Sent from my SM-G531F using Tapatalk


----------



## puneet.punya20071 (Apr 7, 2016)

WestCoastCanadianGirl said:


> What sort of skills/training does your husband have?
> 
> It's hard to give any advice when we don't know what he's been doing up to this point... "ex-Army" is too vague and there are LOTS of Canadian "ex-Army" types in Canada who don't need sponsorship for work who are looking for both 'ex-Army" and "Civilian" jobs.


Jobs related to HR or security 

Sent from my SM-G531F using Tapatalk


----------



## EVHB (Feb 11, 2008)

Does he need a visa?


----------



## puneet.punya20071 (Apr 7, 2016)

Yep

Sent from my SM-G531F using Tapatalk


----------



## colchar (Oct 25, 2011)

puneet.punya20071 said:


> Any scope of job for ex Indian army officers in canada?



What do you mean by 'scope'? That makes no sense.

If you are asking if there are jobs for ex Indian army officers in Canada, why would there be? Being a former member of the Indian military means nothing here.


----------



## puneet.punya20071 (Apr 7, 2016)

colchar said:


> What do you mean by 'scope'? That makes no sense.
> 
> If you are asking if there are jobs for ex Indian army officers in Canada, why would there be?

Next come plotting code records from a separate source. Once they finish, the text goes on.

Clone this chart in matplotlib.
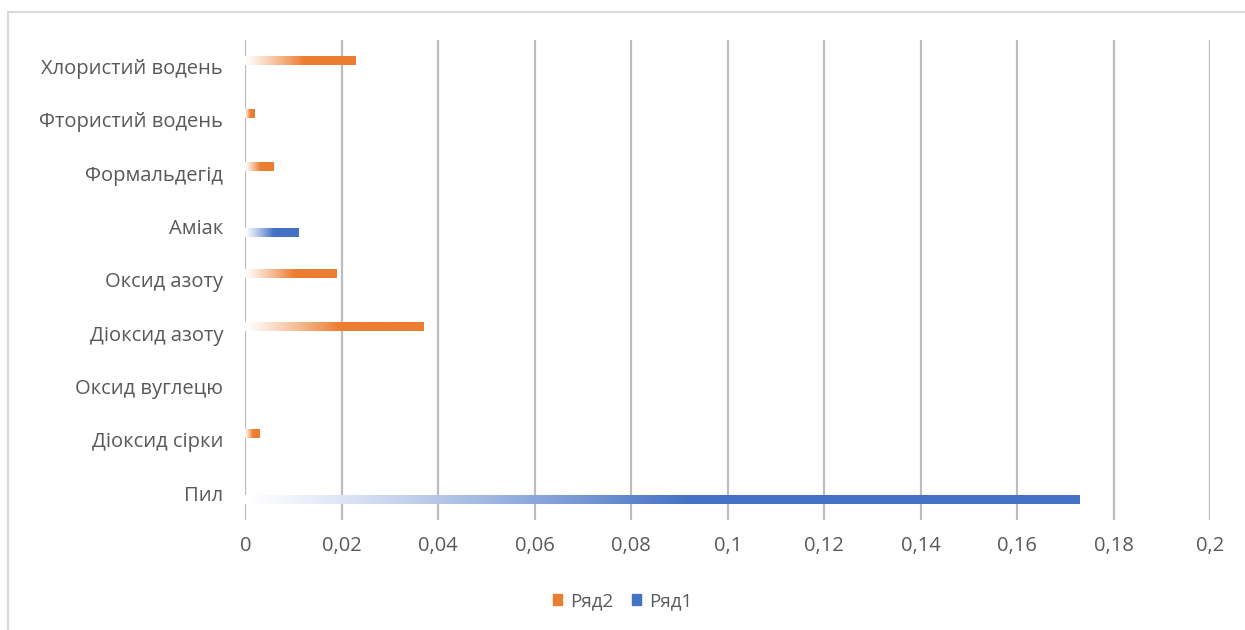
import matplotlib.pyplot as plt
import numpy as np
from matplotlib.colors import LinearSegmentedColormap
from matplotlib.lines import Line2D
from matplotlib.patches import Patch

plt.rcParams['font.family'] = ['Open Sans', 'DejaVu Sans']

categories = ['Пил', 'Діоксид сірки', 'Оксид вуглецю', 'Діоксид азоту', 'Оксид азоту',
              'Аміак', 'Формальдегід', 'Фтористий водень', 'Хлористий водень']
row1 = [0.173, 0, 0, 0, 0, 0.011, 0, 0, 0]          # Ряд1
row2 = [0, 0.003, 0, 0.037, 0.019, 0, 0.006, 0.002, 0.023]  # Ряд2
xticks = [0, 0.02, 0.04, 0.06, 0.08, 0.1, 0.12, 0.14, 0.16, 0.18, 0.2]

blue = '#4472C4'
orange = '#ED7D31'
text_col = '#595959'

fig = plt.figure(figsize=(12.45, 6.3), dpi=100)
ax = fig.add_axes([0.197, 0.175, 0.775, 0.762])

y = np.arange(len(categories))
h = 0.17
off = 0.115


def grad_bars(vals, ypos, color):
    cmap = LinearSegmentedColormap.from_list('g', ['#ffffff', color, color])
    grad = np.linspace(0, 1, 256).reshape(1, -1) ** 1.1
    for v, yy in zip(vals, ypos):
        if v <= 0:
            continue
        bar = ax.barh(yy, v, height=h, color='none', edgecolor='none')[0]
        im = ax.imshow(grad, cmap=cmap, aspect='auto', extent=[0, v, yy - h / 2, yy + h / 2],
                       interpolation='bicubic', zorder=3)
        im.set_clip_path(bar)


grad_bars(row1, y - off, blue)
grad_bars(row2, y + off, orange)

ax.set_xlim(0, 0.2)
ax.set_ylim(-0.5, len(categories) - 0.5)
ax.set_xticks(xticks)
ax.set_xticklabels([('%g' % t).replace('.', ',') for t in xticks])
ax.set_yticks(y)
ax.set_yticklabels(categories)
ax.tick_params(length=0, labelsize=14.5, colors=text_col)
ax.tick_params(axis='x', pad=12)
ax.tick_params(axis='y', pad=16)
ax.grid(axis='x', color='#BDBDBD', linewidth=1.6, zorder=0)
ax.set_axisbelow(True)
for s in ax.spines.values():
    s.set_visible(False)

handles = [Patch(color=orange, label='Ряд2'), Patch(color=blue, label='Ряд1')]
fig.legend(handles=handles, loc='center', bbox_to_anchor=(0.5, 0.046), ncol=2, frameon=False,
           fontsize=13.5, labelcolor=text_col, handlelength=0.5, handleheight=0.5,
           handletextpad=0.4, columnspacing=1.0)

# outer chart border
fig.add_artist(Line2D([8 / 1245, 1], [1 - 12 / 630, 1 - 12 / 630], color='#D9D9D9', lw=1.5))
fig.add_artist(Line2D([8 / 1245, 8 / 1245], [0, 1 - 12 / 630], color='#D9D9D9', lw=1.5))

fig.savefig('out.png')
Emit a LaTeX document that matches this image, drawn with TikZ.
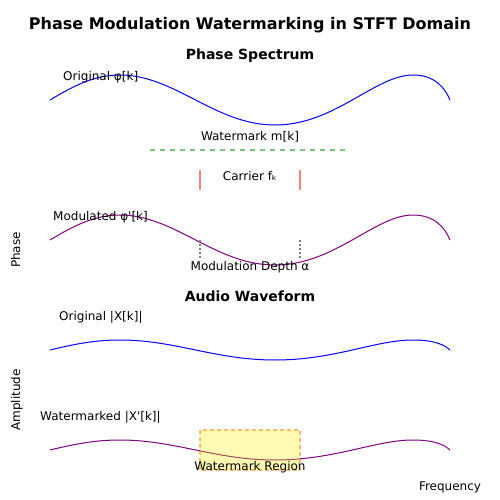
\documentclass[tikz,border=0pt]{standalone}
\usepackage{fontspec}
\setmainfont{DejaVu Sans}[Ligatures=TeXOff]
\definecolor{wblue}{RGB}{0,0,255}
\definecolor{wpurple}{RGB}{128,0,128}
\definecolor{wgreen}{RGB}{128,192,128}
\definecolor{wred}{RGB}{255,128,128}
\definecolor{wgray}{RGB}{128,128,128}
\begin{document}
\begin{tikzpicture}[x=1pt,y=-1pt,
  lbl/.style={inner sep=0pt,font=\fontsize{12}{14}\selectfont},
  ttl/.style={inner sep=0pt,font=\fontsize{16}{18}\selectfont\bfseries},
  sub/.style={inner sep=0pt,font=\fontsize{14}{16}\selectfont\bfseries},
  wave/.style={line width=1pt},
  wavepath/.pic={\draw[pic actions] (50,0) .. controls (75,-15) and (95,-25) .. (120,-25) .. controls (175,-25) and (215,25) .. (275,25) .. controls (335,25) and (375,-25) .. (413,-25) .. controls (435,-25) and (445,-12) .. (450,0);}
]
\useasboundingbox (0,0) rectangle (500,500);
% titles
\node[ttl,anchor=base] (title) at (250,30) {Phase Modulation Watermarking in STFT Domain};
\node[sub,anchor=base] (phs) at (250,60) {Phase Spectrum};
\node[sub,anchor=base] (aud) at (250,301) {Audio Waveform};
% phase spectrum curves
\pic[draw=wblue,wave] at (0,100) {wavepath};
\pic[draw=wpurple,wave] at (0,240) {wavepath};
\node[lbl,anchor=base west] (orig) at (63,81) {Original φ[k]};
\node[lbl,anchor=base west] (mod) at (53,220) {Modulated φ'[k]};
% watermark
\coordinate (wm1) at (150,150);
\coordinate (wm2) at (345,150);
\draw[wgreen,line width=2pt,dash pattern=on 5pt off 5pt] (wm1) -- (wm2);
\node[lbl,anchor=base] (wmlbl) at (250,140) {Watermark m[k]};
% carrier
\coordinate (c1a) at (200,170); \coordinate (c1b) at (200,190);
\coordinate (c2a) at (300,170); \coordinate (c2b) at (300,190);
\draw[wred,line width=2pt] (c1a) -- (c1b);
\draw[wred,line width=2pt] (c2a) -- (c2b);
\node[lbl,anchor=base] (car) at (250,180) {Carrier fₖ};
% modulation depth
\coordinate (d1a) at (200,240); \coordinate (d1b) at (200,260);
\coordinate (d2a) at (300,240); \coordinate (d2b) at (300,260);
\draw[wgray,line width=1.5pt,dash pattern=on 2pt off 2pt] (d1a) -- (d1b);
\draw[wgray,line width=1.5pt,dash pattern=on 2pt off 2pt] (d2a) -- (d2b);
\node[lbl,anchor=base] (depth) at (250,270) {Modulation Depth α};
% axis labels
\node[lbl,anchor=base,rotate=90] (phase) at (20,250) {Phase};
\node[lbl,anchor=base,rotate=90] (ampl) at (20,400) {Amplitude};
\node[lbl,anchor=base] (freq) at (450,490) {Frequency};
% audio waveform
\pic[draw=wblue,wave,yscale=0.4] at (0,350) {wavepath};
\node[lbl,anchor=base west] (origx) at (59,320) {Original |X[k]|};
\pic[draw=wpurple,wave,yscale=0.4] at (0,450) {wavepath};
\node[lbl,anchor=base west] (wmx) at (40,420) {Watermarked |X'[k]|};
\path[fill=yellow,fill opacity=0.3,draw=orange,draw opacity=0.55,line width=1.5pt,dash pattern=on 4pt off 3pt] (200,430) rectangle (300,470);
\node[lbl,anchor=base] (reg) at (250,470) {Watermark Region};
\end{tikzpicture}
\end{document}
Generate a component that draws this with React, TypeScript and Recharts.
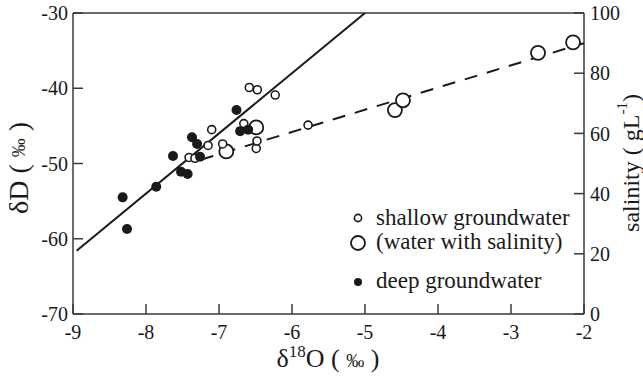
import React from "react";
import { ScatterChart, Scatter, XAxis, YAxis, ReferenceLine, Legend } from "recharts";

const xTicks = [-9, -8, -7, -6, -5, -4, -3, -2];
const dTicks = [-70, -60, -50, -40, -30];
const salinityTicks = [0, 20, 40, 60, 80, 100];

const seriesNames = ["shallow groundwater", "(water with salinity)", "deep groundwater"];

// shallow groundwater (small open circles)
const shallowO18 = [-7.41, -7.33, -7.15, -7.1, -6.95, -6.66, -6.49, -6.48, -6.585, -6.475, -6.23, -5.78];
const shallowD = [-49.2, -49.3, -47.6, -45.5, -47.4, -44.7, -48.0, -47.0, -39.9, -40.2, -40.9, -44.9];

// water with salinity (large open circles)
const salineO18 = [-6.9, -6.49, -4.59, -4.48, -2.63, -2.15];
const salineD = [-48.4, -45.2, -42.9, -41.6, -35.3, -33.9];

// deep groundwater (filled)
const deepO18 = [-8.32, -8.26, -7.86, -7.63, -7.52, -7.43, -7.37, -7.3, -7.26, -6.76, -6.71, -6.6];
const deepD = [-54.5, -58.7, -53.1, -49.0, -51.1, -51.4, -46.5, -47.4, -49.1, -42.9, -45.7, -45.5];

// fitted lines
const gmwlO18 = [-8.95, -5.0];
const gmwlD = [-61.6, -30];
const mixO18 = [-7.25, -2.0];
const mixD = [-49.5, -34.0];

const toPoints = (xs: number[], ys: number[]) => xs.map((x, i) => ({ x, y: ys[i] }));

const ink = "#1a1a1a";
const axisColor = "#3a3a3a";
const serif = "'Liberation Serif', 'Times New Roman', serif";

const SmallOpen = (p: any) => (
  <circle cx={p.cx} cy={p.cy} r={4} fill="#fff" stroke={ink} strokeWidth={1.6} />
);
const LargeOpen = (p: any) => (
  <circle cx={p.cx} cy={p.cy} r={7} fill="#fff" stroke={ink} strokeWidth={1.8} />
);
const Filled = (p: any) => <circle cx={p.cx} cy={p.cy} r={5} fill={ink} />;
const NoDot = () => <g />;

const XLabel = () => (
  <text x={328} y={367} textAnchor="middle" fill={ink} fontFamily={serif} fontSize={26}>
    δ<tspan fontSize={17} dy={-10}>18</tspan>
    <tspan dy={10}>O ( </tspan>
    <tspan fontSize={18}>‰</tspan>
    <tspan> )</tspan>
  </text>
);

const YLabel = () => (
  <text
    x={18}
    y={168}
    transform="rotate(-90 18 168)"
    textAnchor="middle"
    dominantBaseline="central"
    fill={ink}
    fontFamily={serif}
    fontSize={28}
  >
    δD ( <tspan fontSize={19}>‰</tspan> )
  </text>
);

const SalinityLabel = () => (
  <text
    x={631}
    y={163}
    transform="rotate(-90 631 163)"
    textAnchor="middle"
    dominantBaseline="central"
    fill={ink}
    fontFamily={serif}
    fontSize={24}
  >
    salinity ( gL<tspan fontSize={15} dy={-9}>-1</tspan>
    <tspan dy={9}>)</tspan>
  </text>
);

const LegendBox = () => {
  const rows = [
    { cy: 18, ty: 19, mark: <circle cx={10} cy={10} r={3.6} fill="#fff" stroke={ink} strokeWidth={1.6} /> },
    { cy: 43, ty: 43, mark: <circle cx={10} cy={10} r={7} fill="#fff" stroke={ink} strokeWidth={1.8} /> },
    { cy: 82, ty: 82, mark: <circle cx={10} cy={10} r={4} fill={ink} /> },
  ];
  return (
    <div style={{ position: "relative", width: 260, height: 100 }}>
      {rows.map((r, i) => (
        <React.Fragment key={seriesNames[i]}>
          <svg width={20} height={20} style={{ position: "absolute", left: 8, top: r.cy - 10 }}>
            {r.mark}
          </svg>
          <span
            style={{
              position: "absolute",
              left: 36,
              top: r.ty - 15,
              lineHeight: "28px",
              fontSize: 23,
              fontFamily: serif,
              color: ink,
              whiteSpace: "nowrap",
            }}
          >
            {seriesNames[i]}
          </span>
        </React.Fragment>
      ))}
    </div>
  );
};

const tickStyle = { fill: ink, fontSize: 20, fontFamily: serif };
const axisLine = { stroke: axisColor, strokeWidth: 1.5 };

export default function App() {
  return (
    <div style={{ position: "absolute", left: 0, top: 0, background: "#fff" }}>
      <ScatterChart width={643} height={377} margin={{ top: 13, right: 0, bottom: 0, left: 0 }}>
        <XAxis
          type="number"
          dataKey="x"
          domain={[-9, -2]}
          ticks={xTicks}
          interval={0}
          height={63}
          tick={tickStyle}
          tickSize={-10}
          tickMargin={21}
          axisLine={axisLine}
          tickLine={axisLine}
          allowDataOverflow
          label={<XLabel />}
        />
        <YAxis
          yAxisId="d"
          type="number"
          dataKey="y"
          domain={[-70, -30]}
          ticks={dTicks}
          interval={0}
          width={73}
          tick={tickStyle}
          tickSize={-10}
          tickMargin={15}
          axisLine={axisLine}
          tickLine={axisLine}
          allowDataOverflow
          label={<YLabel />}
        />
        <YAxis
          yAxisId="sal"
          orientation="right"
          type="number"
          domain={[0, 100]}
          ticks={salinityTicks}
          interval={0}
          width={59}
          tick={tickStyle}
          tickSize={-10}
          tickMargin={16}
          axisLine={axisLine}
          tickLine={axisLine}
          allowDataOverflow
          label={<SalinityLabel />}
        />
        <ReferenceLine yAxisId="d" y={-30} stroke={axisColor} strokeWidth={1.5} />
        <Scatter
          yAxisId="d"
          data={toPoints(gmwlO18, gmwlD)}
          line={{ stroke: ink, strokeWidth: 2 }}
          shape={NoDot}
          legendType="none"
          isAnimationActive={false}
        />
        <Scatter
          yAxisId="d"
          data={toPoints(mixO18, mixD)}
          line={{ stroke: ink, strokeWidth: 2, strokeDasharray: "13 10" }}
          shape={NoDot}
          legendType="none"
          isAnimationActive={false}
        />
        <Scatter
          yAxisId="d"
          name={seriesNames[1]}
          data={toPoints(salineO18, salineD)}
          shape={LargeOpen}
          isAnimationActive={false}
        />
        <Scatter
          yAxisId="d"
          name={seriesNames[0]}
          data={toPoints(shallowO18, shallowD)}
          shape={SmallOpen}
          isAnimationActive={false}
        />
        <Scatter
          yAxisId="d"
          name={seriesNames[2]}
          data={toPoints(deepO18, deepD)}
          shape={Filled}
          isAnimationActive={false}
        />
        <Legend
          layout="vertical"
          align="center"
          verticalAlign="middle"
          content={<LegendBox />}
          wrapperStyle={{ left: 340, top: 200, width: 260, height: 100 }}
        />
      </ScatterChart>
    </div>
  );
}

Being a former member of the Indian military means nothing here.


What a reply..thanks a ton anyways

Sent from my SM-G531F using Tapatalk


----------



## EVHB (Feb 11, 2008)

Being an ex-officer from the Indian army by itself will not get him a visa or a valid job offer. 

Did you check the government website to see if he can score >450 points?
Do you want to come to Canada, or extend your stay?


----------



## EVHB (Feb 11, 2008)

He can look for whatever job he wants, but without the proper credentials, it will not work. Hence my question (with no answer).

A security 'officer' job will not give him a visa. Don't think an Office Manager job will lead to a visa. And to land an HR Managers job, he will need to have to proper credentials. Serving in the army isn't one of them.


----------



## colchar (Oct 25, 2011)

puneet.punya20071 said:


> What a reply..thanks a ton anyways



Based on your previous post my answer was entirely reasonable.

First, you asked a question that made no sense. Second, you seemed to think that being an ex Indian army officer means something. While it might in India it is beyond meaningless here.


----------



## WestCoastCanadianGirl (Mar 17, 2012)

This thread is getting out of hand and as no _useful_ comments are forthcoming, it will now be closed.


----------